What is the number of lines containing the string "that"? Answer with the number only.

* **DATASET EXTRACT**
- - -

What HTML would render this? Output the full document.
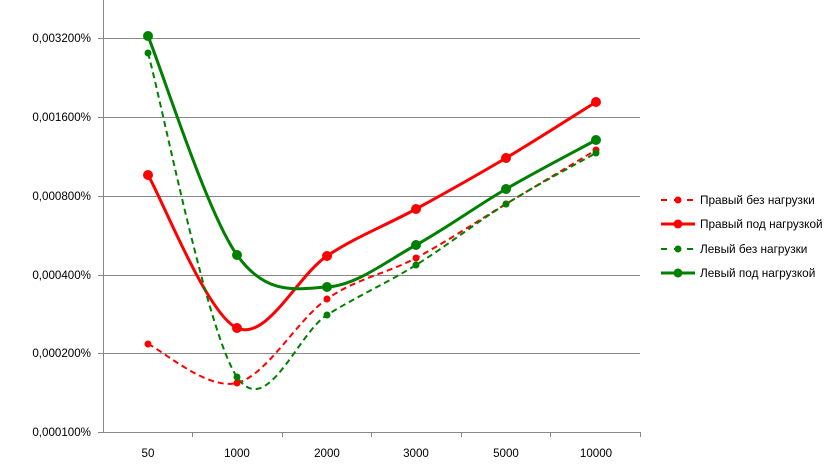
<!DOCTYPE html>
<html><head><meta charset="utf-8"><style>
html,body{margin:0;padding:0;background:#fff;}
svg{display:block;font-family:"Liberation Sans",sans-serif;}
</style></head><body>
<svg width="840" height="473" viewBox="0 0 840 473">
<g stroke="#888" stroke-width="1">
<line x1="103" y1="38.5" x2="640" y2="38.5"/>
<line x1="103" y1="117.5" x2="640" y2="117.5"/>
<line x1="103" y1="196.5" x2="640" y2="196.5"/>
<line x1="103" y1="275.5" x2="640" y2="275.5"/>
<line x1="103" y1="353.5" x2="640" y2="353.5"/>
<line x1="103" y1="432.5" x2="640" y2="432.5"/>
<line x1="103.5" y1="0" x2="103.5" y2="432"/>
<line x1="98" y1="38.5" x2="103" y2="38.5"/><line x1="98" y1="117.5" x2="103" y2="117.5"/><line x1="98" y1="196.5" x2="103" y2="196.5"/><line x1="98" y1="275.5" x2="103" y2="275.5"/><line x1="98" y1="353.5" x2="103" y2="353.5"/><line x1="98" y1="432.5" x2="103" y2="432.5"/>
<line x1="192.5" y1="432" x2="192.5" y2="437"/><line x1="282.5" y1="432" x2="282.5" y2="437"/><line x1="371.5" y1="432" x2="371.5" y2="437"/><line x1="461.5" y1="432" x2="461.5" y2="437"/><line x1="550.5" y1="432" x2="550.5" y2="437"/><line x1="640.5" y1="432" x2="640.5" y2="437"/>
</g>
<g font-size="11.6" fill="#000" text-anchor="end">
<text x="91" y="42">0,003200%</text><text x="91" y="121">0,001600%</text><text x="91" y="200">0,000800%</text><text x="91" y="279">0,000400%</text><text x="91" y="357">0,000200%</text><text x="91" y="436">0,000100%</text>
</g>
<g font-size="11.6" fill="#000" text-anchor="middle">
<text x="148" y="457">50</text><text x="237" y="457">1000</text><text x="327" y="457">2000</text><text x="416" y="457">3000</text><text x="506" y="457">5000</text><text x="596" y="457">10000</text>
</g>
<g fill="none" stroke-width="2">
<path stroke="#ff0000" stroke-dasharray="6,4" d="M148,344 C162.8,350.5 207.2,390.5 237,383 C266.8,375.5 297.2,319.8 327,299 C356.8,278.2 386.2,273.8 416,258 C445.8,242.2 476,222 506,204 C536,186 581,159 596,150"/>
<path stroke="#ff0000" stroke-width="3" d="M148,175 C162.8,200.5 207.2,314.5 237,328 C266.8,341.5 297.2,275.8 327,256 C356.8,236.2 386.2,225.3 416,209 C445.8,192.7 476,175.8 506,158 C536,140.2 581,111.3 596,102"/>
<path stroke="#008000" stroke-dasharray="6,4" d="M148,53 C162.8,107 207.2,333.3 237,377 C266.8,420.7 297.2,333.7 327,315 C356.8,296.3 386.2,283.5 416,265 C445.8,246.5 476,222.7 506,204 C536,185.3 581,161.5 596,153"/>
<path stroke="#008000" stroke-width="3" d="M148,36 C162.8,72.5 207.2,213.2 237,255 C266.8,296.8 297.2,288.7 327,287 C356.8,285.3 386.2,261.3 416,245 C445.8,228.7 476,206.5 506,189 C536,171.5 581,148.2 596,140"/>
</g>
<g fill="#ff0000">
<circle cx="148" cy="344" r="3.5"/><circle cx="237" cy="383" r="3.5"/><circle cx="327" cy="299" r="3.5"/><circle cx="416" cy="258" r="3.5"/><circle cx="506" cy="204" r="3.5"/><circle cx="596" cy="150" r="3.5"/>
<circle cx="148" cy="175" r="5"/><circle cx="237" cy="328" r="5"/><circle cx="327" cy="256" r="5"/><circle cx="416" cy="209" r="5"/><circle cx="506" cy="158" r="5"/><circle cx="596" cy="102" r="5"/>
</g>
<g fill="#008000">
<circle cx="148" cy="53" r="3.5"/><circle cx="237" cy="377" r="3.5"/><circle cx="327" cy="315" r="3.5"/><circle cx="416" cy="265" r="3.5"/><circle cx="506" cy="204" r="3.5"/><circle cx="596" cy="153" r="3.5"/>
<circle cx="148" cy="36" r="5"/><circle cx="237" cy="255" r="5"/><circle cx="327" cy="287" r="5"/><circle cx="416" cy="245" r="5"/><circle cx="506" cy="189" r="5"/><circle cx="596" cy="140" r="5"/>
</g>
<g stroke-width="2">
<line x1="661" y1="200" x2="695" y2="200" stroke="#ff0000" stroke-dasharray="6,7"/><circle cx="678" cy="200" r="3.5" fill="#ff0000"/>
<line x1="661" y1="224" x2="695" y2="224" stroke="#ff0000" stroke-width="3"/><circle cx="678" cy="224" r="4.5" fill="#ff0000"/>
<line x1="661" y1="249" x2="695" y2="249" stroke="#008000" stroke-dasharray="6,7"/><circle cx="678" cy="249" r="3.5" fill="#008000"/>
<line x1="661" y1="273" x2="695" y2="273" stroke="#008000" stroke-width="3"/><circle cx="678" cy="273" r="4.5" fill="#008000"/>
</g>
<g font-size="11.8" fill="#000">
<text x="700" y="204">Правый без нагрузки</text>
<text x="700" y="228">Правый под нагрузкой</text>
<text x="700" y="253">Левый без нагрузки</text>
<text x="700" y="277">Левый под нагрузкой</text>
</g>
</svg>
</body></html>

- - -

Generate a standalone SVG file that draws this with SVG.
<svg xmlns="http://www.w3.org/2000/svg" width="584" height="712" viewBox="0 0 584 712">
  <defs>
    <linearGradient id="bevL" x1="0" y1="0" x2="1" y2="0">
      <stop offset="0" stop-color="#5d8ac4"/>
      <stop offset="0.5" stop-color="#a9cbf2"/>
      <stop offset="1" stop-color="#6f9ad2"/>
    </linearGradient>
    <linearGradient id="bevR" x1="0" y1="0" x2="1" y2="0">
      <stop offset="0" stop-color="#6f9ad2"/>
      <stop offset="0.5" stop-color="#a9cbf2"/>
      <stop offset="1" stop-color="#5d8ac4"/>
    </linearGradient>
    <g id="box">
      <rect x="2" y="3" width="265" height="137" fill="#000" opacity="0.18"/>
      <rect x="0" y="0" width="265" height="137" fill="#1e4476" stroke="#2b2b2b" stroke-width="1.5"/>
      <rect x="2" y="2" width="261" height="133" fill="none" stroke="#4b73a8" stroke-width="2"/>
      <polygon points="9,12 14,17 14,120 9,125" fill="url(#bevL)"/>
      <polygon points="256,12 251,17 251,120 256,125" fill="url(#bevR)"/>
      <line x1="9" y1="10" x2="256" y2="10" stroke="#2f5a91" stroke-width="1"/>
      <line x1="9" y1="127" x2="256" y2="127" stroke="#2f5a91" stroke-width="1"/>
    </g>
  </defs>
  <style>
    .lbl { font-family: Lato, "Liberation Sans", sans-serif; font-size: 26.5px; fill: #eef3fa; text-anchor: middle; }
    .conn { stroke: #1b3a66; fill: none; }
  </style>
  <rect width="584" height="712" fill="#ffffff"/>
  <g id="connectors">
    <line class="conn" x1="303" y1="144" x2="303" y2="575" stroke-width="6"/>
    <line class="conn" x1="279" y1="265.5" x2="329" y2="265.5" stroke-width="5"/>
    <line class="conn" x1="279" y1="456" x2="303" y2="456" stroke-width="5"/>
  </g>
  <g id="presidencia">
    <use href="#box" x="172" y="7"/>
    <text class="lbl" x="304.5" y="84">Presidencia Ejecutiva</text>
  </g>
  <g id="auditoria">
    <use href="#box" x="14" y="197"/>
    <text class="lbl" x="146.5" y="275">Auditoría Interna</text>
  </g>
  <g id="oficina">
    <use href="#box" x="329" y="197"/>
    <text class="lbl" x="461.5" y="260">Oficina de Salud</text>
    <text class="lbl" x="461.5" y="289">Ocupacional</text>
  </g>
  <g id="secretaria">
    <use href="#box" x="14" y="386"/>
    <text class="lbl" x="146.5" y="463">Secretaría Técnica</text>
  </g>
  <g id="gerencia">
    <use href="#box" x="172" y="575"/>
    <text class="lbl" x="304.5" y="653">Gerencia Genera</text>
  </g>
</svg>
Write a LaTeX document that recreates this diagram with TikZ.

- - -

* **EXERCISE SOLUTION**
2